Lets use the \(f\) from example 1 to illustrate this idea:

If we use two numbers \(\nu\) and \(\lambda\) (eg. \(\nu=\lambda=1\)) to linear combine two vectors of the row space we connected two elements of row space with a third element of the rowspace. This is a concrete example of the diagram on the left side of the picture above.

Acting with \(f\) on the these three we obtain three vectors, which are also connect by a l.c. with the same coefficients (eg. \(\nu=\lambda=1\) we used before).

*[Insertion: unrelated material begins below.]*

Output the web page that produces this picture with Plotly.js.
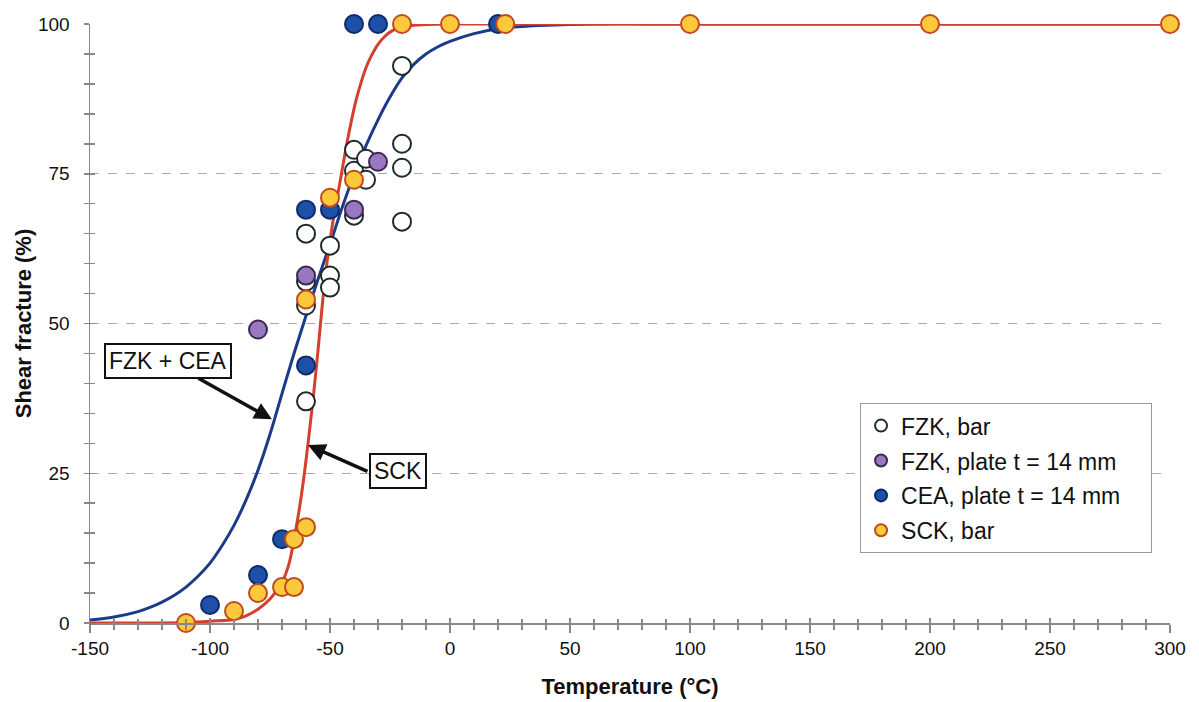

Hence the connectivity we built on the rowspace (=subspace of \(\mathbb{R}^3\)) we reconstituted on the column space.

Now add to each of the chosen vectors in the rowspace the whole nullspace, then any linear combination of vectors of two given planes yield always a vector in the same third plane (eg. combine any dark orange with orange vector and that gives you always a red vector). This is the structure (of connectivity) of the domain. And since the function is linear, these diagrams are replicated in the column space; a light green vector combined with a green vectors yields the same dark green vector.

Comentary

An example of a non-preserving function is the \(\square\) function

\[ \begin{align}\square:\mathbb{R}^2&\longrightarrow \mathbb{R}^2\\ (x,y)&\longmapsto \square(x,y):=(2x^2,y)\end{align} \]

whose behavior is diagrammatically akin to this:

The image of the l.c. diagram on the left does not have a corresponding l.c. diagram (with the same coefficients) on the right. Thus we say \(\square\) does not preserve the diagram during is mapping action.